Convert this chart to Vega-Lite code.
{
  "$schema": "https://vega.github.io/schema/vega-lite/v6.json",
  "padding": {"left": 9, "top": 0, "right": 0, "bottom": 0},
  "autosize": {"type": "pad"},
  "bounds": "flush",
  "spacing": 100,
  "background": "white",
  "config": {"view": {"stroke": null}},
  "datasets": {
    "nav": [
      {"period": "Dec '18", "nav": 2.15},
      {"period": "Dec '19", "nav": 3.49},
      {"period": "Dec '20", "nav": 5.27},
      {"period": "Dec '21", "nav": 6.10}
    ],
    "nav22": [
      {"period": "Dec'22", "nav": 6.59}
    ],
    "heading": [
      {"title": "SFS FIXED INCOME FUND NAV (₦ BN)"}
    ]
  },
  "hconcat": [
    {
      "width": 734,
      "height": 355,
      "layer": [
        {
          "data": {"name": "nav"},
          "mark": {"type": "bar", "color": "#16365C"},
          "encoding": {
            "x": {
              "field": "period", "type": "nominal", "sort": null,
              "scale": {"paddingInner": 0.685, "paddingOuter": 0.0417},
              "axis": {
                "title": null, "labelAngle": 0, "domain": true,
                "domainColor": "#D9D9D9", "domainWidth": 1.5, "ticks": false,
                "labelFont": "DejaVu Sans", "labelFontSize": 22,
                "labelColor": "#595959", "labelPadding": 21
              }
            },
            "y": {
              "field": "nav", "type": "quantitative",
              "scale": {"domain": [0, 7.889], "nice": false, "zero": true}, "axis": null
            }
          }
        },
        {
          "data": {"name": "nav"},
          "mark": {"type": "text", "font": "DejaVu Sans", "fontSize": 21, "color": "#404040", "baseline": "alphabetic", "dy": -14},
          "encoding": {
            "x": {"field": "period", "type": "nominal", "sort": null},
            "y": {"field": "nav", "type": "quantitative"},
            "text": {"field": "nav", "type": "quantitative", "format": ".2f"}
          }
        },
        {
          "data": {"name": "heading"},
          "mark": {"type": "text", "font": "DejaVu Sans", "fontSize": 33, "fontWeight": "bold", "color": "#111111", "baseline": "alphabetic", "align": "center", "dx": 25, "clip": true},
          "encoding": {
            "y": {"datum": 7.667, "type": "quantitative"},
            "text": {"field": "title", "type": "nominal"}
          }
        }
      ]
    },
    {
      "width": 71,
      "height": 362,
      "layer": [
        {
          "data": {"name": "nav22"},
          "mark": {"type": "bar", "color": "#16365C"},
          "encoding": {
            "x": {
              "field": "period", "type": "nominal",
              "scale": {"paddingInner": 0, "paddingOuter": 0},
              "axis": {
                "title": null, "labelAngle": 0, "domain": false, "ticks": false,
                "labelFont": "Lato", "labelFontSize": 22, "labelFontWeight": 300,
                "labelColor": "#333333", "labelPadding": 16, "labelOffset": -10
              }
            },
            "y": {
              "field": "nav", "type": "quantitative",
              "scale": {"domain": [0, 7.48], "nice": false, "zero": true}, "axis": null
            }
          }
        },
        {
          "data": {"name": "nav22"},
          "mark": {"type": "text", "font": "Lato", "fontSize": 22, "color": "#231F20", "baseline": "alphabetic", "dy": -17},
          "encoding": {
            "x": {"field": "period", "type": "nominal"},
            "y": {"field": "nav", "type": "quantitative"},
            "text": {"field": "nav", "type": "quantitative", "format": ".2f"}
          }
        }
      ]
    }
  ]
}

____________

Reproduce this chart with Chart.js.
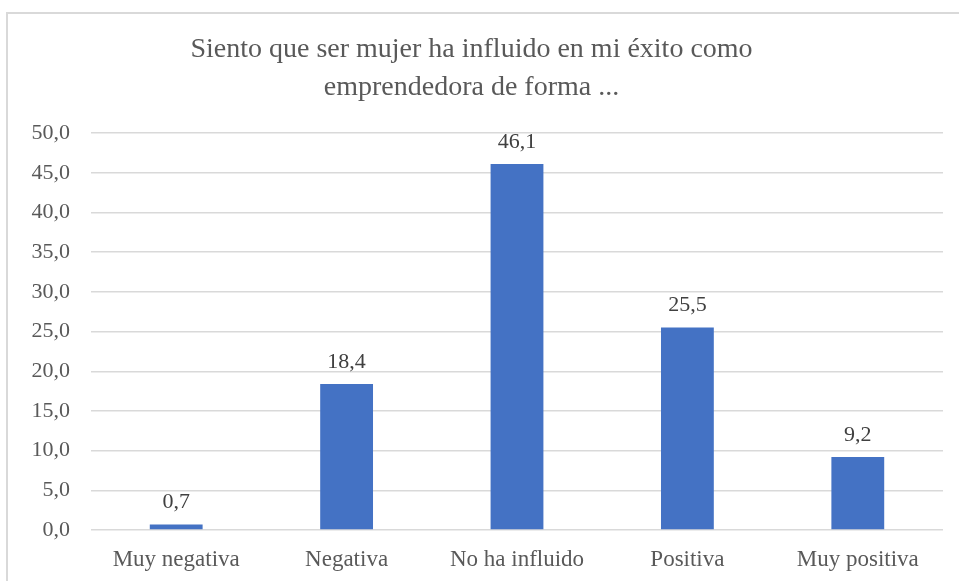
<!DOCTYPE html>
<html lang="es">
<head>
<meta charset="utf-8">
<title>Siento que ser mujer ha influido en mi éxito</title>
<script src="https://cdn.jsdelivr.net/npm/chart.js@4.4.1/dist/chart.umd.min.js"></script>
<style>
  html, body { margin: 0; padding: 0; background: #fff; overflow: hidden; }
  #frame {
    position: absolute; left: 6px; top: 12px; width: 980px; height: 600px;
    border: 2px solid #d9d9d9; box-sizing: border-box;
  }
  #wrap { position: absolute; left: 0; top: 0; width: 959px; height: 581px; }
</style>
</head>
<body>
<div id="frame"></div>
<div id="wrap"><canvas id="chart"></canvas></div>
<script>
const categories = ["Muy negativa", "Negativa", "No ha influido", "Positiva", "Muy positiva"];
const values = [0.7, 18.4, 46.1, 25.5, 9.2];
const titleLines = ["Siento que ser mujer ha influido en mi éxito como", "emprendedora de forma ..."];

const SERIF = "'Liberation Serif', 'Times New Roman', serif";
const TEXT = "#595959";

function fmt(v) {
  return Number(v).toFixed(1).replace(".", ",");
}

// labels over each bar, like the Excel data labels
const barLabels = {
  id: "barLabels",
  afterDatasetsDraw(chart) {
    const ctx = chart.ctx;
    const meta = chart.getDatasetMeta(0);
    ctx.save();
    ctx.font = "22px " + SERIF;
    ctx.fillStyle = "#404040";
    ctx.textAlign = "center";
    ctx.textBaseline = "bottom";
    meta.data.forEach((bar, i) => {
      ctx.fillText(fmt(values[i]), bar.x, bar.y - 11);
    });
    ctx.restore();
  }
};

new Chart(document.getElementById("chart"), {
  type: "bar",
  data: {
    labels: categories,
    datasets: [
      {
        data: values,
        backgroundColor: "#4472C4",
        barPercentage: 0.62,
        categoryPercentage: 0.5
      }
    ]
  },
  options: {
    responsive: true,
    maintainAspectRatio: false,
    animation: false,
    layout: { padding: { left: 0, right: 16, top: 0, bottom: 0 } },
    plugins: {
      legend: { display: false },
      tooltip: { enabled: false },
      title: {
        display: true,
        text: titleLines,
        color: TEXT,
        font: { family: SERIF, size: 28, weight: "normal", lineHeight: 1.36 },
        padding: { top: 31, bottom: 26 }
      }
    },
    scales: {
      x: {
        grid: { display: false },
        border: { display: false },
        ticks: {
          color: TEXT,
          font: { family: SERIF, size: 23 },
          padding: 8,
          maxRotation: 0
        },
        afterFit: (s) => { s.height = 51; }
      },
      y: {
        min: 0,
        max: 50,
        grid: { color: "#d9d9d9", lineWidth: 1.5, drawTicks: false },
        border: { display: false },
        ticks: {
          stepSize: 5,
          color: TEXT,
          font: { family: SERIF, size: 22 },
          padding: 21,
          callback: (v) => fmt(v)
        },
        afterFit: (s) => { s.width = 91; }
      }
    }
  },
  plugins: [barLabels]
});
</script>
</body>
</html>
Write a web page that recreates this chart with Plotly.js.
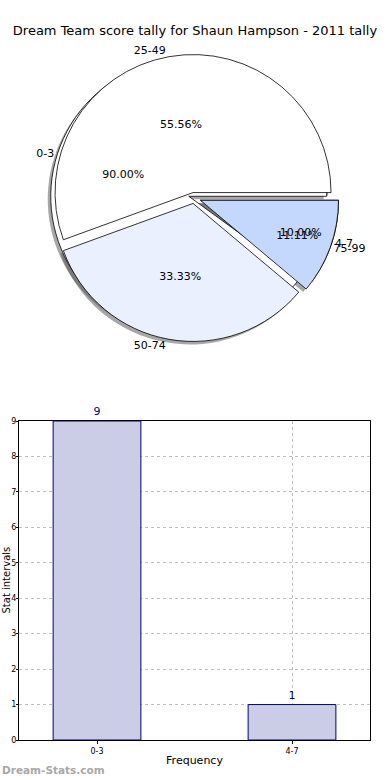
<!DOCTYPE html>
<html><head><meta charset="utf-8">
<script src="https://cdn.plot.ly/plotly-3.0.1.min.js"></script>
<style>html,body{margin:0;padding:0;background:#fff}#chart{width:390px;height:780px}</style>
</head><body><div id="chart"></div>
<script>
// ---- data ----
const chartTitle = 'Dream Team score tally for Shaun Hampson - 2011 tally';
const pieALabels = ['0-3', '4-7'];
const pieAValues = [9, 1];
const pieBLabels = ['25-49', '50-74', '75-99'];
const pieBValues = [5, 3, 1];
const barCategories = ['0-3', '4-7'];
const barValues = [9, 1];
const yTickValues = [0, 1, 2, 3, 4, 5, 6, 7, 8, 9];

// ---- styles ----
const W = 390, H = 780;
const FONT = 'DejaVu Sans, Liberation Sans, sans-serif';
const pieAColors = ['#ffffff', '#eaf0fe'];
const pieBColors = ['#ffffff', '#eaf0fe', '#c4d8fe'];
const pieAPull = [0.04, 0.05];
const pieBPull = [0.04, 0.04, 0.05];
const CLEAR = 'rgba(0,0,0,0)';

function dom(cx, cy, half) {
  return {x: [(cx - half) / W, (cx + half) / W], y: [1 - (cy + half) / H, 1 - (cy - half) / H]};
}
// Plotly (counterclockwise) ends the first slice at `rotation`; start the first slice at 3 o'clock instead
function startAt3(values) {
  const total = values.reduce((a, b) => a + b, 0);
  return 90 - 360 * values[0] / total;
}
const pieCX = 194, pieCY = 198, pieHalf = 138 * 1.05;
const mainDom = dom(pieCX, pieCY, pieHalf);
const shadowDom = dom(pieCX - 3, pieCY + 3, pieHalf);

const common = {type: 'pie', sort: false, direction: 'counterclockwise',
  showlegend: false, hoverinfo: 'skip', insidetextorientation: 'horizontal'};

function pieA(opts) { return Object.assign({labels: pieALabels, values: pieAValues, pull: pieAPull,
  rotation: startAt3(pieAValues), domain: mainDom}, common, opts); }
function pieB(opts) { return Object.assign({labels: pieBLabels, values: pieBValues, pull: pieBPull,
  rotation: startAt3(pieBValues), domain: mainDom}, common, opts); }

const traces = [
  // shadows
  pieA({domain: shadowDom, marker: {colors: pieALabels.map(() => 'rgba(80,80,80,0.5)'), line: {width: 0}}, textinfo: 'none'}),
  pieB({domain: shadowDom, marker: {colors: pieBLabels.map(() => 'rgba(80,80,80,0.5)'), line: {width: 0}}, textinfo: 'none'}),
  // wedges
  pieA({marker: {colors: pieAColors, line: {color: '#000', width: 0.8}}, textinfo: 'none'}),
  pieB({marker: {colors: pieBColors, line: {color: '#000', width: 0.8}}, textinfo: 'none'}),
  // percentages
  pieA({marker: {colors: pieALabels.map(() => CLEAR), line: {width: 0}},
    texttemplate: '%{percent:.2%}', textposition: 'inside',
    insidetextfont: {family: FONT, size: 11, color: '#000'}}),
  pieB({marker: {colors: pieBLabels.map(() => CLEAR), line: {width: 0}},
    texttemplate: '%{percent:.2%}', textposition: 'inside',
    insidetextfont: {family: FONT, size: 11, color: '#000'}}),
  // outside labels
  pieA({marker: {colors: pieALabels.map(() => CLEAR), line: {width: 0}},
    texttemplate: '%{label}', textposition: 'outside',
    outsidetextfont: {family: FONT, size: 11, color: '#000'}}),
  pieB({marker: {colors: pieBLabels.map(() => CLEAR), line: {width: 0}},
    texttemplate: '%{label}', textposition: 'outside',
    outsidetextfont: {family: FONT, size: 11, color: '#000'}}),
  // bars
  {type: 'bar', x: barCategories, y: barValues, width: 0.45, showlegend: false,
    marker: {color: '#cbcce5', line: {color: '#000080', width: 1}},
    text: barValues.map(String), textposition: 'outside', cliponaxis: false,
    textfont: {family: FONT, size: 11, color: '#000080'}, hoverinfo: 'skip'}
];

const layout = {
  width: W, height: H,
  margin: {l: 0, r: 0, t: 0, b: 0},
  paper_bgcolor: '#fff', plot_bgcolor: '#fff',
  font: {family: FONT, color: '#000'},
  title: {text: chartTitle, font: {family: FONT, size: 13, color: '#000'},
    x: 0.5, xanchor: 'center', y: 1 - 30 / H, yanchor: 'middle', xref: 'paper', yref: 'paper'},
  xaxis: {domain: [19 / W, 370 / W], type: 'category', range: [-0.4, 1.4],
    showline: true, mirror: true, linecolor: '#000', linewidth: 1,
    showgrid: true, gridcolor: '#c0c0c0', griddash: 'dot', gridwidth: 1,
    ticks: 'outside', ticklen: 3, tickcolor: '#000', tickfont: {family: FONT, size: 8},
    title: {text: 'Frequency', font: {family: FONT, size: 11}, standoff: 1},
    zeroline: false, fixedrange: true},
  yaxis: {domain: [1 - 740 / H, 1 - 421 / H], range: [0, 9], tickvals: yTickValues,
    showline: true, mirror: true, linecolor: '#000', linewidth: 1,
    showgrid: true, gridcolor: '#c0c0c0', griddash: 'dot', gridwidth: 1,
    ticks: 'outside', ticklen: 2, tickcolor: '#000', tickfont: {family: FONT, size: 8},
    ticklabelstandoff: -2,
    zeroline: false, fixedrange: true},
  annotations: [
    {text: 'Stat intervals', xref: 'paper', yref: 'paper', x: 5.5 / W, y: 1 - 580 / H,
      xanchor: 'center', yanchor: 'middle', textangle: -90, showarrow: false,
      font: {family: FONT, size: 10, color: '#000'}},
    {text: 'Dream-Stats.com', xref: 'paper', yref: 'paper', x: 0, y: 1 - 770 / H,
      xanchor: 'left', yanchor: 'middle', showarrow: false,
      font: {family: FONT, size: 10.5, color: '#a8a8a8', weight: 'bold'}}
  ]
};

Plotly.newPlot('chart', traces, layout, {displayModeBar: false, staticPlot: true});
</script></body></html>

____________

Instructions to follow:
Copy every line above that includes the string "with".

Problem solution:
Reproduce this chart with Chart.js.
Write a web page that recreates this chart with Plotly.js.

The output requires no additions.